TASK TO CARRY OUT:
Transcribe word for word only the span whose first line is the one with "Give me the matplotlib source for this chart." and whose last line is the one with "from matplotlib.patches import"; both of those lines belong to it.

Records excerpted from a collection

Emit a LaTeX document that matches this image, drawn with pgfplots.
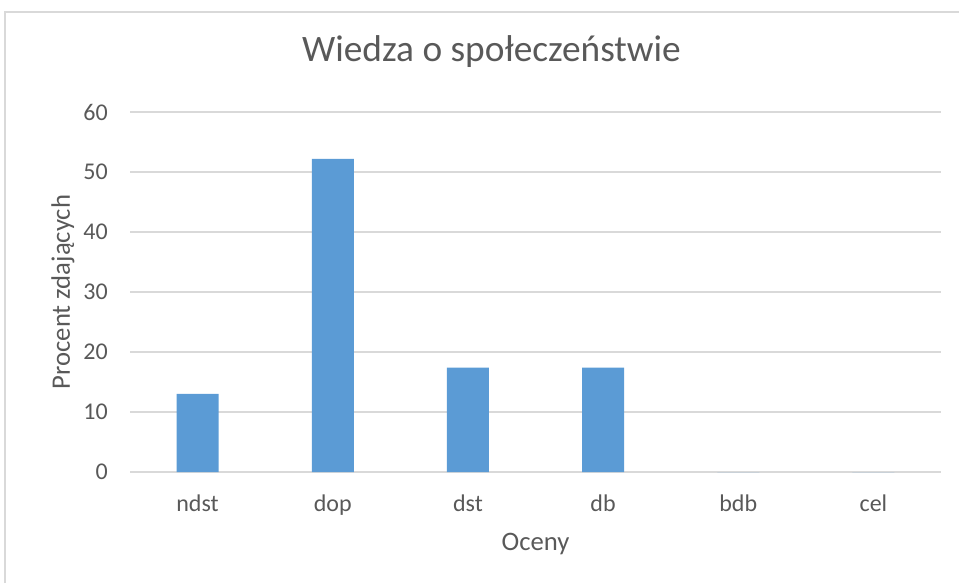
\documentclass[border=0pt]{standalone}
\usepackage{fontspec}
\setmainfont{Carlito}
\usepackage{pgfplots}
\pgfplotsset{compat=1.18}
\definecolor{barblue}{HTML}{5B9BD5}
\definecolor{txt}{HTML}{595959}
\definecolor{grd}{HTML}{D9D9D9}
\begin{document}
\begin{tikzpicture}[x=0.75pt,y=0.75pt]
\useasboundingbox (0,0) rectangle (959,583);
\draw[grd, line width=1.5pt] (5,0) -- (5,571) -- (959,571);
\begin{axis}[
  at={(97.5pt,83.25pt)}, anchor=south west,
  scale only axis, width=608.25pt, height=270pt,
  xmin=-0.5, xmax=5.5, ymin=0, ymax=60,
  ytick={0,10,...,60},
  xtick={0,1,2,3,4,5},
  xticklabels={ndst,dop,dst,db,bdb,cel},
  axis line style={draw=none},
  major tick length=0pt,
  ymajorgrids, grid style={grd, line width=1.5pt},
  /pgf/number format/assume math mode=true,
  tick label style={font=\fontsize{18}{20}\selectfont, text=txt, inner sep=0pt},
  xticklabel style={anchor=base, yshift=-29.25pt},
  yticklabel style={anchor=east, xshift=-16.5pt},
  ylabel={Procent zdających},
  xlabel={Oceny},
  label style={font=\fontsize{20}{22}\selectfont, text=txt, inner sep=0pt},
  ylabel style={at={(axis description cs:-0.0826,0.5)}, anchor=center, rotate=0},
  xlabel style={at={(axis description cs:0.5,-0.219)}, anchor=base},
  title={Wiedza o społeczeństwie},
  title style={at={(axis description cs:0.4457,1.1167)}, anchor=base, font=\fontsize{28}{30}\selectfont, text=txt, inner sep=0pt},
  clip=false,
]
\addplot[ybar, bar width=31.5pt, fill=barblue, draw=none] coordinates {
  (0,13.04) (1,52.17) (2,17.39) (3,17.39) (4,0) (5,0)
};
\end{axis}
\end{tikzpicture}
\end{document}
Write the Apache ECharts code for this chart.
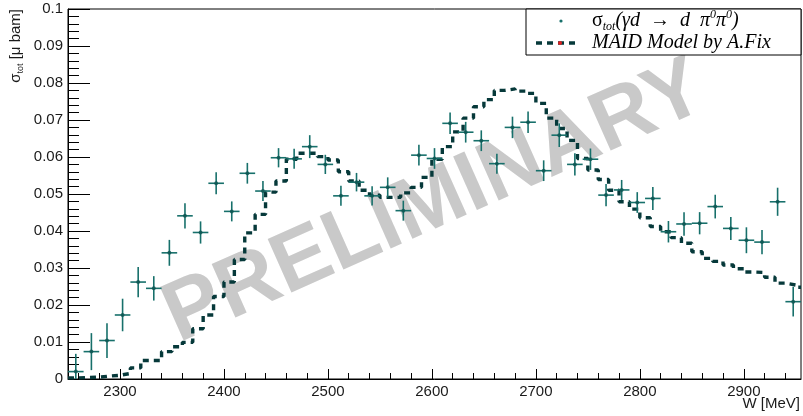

* * *

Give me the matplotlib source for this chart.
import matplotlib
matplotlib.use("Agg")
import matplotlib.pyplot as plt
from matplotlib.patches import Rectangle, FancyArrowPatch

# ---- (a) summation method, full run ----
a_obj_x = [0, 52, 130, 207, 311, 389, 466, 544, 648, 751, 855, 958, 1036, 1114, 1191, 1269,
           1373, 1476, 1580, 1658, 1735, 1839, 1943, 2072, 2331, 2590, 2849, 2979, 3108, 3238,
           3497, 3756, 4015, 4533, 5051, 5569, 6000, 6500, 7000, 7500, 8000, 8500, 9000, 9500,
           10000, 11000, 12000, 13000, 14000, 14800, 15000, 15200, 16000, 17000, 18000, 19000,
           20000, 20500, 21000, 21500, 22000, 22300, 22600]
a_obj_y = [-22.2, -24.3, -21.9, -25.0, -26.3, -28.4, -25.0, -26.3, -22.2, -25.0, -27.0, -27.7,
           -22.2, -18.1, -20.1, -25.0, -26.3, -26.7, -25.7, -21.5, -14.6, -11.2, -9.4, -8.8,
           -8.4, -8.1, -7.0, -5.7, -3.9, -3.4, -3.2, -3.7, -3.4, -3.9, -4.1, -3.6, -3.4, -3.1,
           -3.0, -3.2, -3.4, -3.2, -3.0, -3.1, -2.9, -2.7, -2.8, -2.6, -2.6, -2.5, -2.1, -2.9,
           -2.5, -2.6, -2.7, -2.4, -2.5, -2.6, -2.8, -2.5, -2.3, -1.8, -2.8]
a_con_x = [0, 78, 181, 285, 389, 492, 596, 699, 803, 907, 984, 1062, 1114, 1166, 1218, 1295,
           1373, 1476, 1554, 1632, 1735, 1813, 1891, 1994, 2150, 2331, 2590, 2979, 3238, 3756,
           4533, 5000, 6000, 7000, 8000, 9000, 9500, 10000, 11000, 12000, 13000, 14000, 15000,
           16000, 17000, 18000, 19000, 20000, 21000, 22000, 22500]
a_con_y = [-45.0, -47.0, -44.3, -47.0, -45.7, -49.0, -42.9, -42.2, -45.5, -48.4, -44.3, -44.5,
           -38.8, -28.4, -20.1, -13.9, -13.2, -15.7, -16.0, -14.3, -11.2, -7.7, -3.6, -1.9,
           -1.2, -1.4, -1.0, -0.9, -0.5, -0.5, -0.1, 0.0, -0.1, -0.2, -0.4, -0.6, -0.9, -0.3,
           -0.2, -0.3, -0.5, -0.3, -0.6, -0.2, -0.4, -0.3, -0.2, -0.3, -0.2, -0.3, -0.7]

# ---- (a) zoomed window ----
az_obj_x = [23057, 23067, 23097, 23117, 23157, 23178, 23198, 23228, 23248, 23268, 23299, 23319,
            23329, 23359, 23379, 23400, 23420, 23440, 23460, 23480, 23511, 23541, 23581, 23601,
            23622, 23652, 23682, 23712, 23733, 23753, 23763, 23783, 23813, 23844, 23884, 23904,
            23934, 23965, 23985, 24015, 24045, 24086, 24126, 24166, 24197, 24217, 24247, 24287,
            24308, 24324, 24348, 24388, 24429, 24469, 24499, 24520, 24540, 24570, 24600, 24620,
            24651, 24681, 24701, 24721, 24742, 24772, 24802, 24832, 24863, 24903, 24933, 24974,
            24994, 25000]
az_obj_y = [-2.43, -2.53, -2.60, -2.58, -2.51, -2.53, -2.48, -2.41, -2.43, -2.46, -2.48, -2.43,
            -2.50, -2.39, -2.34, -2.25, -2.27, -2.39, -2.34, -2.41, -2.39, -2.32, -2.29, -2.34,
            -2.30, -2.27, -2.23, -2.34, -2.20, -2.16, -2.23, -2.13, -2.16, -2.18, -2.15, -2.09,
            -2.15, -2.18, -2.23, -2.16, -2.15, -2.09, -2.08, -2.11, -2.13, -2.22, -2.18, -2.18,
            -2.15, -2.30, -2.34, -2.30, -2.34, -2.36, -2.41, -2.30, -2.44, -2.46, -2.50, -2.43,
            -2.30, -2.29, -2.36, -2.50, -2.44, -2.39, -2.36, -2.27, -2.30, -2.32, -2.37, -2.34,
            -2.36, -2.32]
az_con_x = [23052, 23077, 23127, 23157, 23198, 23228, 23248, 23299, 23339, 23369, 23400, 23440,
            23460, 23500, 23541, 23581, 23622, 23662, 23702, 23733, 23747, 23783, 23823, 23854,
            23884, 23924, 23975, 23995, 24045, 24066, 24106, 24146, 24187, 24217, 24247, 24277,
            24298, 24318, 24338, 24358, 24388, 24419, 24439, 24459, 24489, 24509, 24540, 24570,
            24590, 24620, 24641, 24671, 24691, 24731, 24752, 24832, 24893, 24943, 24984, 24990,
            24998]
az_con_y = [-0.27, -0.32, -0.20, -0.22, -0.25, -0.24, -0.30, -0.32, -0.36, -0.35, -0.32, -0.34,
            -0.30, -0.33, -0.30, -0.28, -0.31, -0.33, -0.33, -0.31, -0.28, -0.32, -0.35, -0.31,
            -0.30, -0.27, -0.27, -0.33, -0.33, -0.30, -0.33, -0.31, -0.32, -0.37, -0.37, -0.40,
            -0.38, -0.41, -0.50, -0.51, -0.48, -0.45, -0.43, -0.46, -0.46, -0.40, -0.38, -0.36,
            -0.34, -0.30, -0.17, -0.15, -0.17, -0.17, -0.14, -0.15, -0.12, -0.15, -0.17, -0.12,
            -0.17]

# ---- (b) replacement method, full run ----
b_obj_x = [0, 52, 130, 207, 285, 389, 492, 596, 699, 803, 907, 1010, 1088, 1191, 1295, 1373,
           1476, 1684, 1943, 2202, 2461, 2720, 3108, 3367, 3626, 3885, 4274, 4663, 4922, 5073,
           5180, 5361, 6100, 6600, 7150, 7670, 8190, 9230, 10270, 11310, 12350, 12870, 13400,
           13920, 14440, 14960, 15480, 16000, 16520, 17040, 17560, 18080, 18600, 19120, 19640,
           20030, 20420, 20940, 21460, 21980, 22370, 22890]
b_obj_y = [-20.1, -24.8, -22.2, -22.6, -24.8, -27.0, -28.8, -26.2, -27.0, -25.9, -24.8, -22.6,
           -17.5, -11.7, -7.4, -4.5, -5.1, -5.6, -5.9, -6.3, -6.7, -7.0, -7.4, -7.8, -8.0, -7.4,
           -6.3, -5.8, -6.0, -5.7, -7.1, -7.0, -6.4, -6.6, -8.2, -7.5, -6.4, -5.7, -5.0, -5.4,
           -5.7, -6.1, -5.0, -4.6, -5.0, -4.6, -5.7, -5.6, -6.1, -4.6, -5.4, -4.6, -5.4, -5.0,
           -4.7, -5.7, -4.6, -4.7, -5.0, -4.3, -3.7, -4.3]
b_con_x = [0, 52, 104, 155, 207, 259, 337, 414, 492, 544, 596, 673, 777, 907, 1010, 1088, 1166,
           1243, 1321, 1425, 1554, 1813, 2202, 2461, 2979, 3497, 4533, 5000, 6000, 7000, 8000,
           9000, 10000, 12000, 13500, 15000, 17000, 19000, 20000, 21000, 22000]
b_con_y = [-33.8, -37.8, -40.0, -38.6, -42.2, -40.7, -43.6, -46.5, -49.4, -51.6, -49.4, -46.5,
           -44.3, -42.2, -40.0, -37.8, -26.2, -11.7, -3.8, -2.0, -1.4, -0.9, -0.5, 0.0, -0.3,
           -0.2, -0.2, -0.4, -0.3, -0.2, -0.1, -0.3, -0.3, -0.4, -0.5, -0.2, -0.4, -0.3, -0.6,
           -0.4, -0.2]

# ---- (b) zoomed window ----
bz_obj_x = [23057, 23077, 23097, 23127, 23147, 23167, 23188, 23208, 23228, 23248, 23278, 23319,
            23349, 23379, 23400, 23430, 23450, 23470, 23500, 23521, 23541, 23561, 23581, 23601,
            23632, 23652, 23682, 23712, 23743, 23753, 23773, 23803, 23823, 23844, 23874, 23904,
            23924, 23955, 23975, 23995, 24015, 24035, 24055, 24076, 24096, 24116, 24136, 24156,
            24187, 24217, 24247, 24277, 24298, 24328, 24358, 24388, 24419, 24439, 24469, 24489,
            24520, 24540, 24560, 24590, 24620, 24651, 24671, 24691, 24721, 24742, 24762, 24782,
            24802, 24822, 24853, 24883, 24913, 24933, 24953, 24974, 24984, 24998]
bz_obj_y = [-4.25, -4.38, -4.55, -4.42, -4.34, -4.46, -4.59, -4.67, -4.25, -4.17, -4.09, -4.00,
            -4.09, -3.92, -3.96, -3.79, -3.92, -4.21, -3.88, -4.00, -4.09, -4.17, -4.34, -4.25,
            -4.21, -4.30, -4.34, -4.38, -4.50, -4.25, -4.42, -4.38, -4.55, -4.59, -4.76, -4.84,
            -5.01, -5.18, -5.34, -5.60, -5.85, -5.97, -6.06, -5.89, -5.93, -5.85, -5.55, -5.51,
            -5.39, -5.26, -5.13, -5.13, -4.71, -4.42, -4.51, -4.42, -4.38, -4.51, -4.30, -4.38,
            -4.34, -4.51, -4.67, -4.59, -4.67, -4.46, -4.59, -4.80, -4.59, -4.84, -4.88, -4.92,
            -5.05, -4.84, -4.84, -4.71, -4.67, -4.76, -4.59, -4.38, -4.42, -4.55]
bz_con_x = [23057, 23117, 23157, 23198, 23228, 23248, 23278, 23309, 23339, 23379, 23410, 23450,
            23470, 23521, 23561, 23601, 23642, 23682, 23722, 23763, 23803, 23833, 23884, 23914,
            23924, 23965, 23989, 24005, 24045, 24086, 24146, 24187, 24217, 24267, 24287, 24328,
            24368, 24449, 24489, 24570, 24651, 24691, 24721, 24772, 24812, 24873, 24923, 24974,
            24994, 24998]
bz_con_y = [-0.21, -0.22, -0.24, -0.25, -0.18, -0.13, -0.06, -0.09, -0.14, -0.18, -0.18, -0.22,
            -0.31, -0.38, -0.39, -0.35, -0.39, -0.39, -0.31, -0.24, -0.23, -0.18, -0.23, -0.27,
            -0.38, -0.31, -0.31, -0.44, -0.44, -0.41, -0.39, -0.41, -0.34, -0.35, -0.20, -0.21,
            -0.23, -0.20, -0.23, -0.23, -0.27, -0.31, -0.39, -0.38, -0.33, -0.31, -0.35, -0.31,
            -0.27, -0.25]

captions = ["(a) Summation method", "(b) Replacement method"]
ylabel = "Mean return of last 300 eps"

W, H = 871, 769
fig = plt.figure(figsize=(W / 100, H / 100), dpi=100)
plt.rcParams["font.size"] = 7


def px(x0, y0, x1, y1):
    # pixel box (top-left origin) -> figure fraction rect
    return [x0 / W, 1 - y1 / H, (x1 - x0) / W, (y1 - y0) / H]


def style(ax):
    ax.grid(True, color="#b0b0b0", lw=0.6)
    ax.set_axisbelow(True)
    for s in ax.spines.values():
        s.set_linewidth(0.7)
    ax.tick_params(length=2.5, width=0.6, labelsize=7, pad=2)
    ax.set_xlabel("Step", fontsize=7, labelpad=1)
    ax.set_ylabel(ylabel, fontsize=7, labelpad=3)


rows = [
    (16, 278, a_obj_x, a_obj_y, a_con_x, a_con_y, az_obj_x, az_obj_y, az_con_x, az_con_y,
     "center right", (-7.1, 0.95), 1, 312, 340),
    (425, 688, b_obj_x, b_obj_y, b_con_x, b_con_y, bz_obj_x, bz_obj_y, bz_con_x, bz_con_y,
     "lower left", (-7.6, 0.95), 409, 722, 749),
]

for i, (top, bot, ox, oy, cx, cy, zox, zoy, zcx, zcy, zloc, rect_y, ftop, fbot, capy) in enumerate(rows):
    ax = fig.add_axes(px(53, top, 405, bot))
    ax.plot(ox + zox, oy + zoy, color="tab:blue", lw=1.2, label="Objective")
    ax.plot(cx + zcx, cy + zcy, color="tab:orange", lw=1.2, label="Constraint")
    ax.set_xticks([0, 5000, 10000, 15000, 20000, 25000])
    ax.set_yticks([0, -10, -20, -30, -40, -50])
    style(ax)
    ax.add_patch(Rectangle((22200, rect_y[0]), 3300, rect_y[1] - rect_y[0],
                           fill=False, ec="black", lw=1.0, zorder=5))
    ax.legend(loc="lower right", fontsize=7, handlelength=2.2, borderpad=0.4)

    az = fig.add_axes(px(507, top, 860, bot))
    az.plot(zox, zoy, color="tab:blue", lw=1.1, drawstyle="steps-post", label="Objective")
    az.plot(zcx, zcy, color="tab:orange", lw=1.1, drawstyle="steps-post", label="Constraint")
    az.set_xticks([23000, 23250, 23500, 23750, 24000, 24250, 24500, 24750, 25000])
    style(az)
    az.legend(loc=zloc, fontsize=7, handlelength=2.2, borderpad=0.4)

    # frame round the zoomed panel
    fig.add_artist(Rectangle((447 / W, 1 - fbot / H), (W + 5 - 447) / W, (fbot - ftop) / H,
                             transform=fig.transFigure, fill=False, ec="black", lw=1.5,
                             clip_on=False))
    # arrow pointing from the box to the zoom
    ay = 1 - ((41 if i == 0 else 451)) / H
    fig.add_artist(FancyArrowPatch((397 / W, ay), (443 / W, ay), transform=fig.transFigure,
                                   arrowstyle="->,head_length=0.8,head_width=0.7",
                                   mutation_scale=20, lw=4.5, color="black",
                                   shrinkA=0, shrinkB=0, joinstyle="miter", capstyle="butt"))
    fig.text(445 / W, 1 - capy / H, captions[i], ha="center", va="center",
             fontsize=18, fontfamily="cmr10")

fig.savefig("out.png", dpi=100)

RESPONSE TO THE TASK:
Give me the matplotlib source for this chart.
import matplotlib
matplotlib.use("Agg")
import matplotlib.pyplot as plt
from matplotlib.patches import Rectangle, FancyArrowPatch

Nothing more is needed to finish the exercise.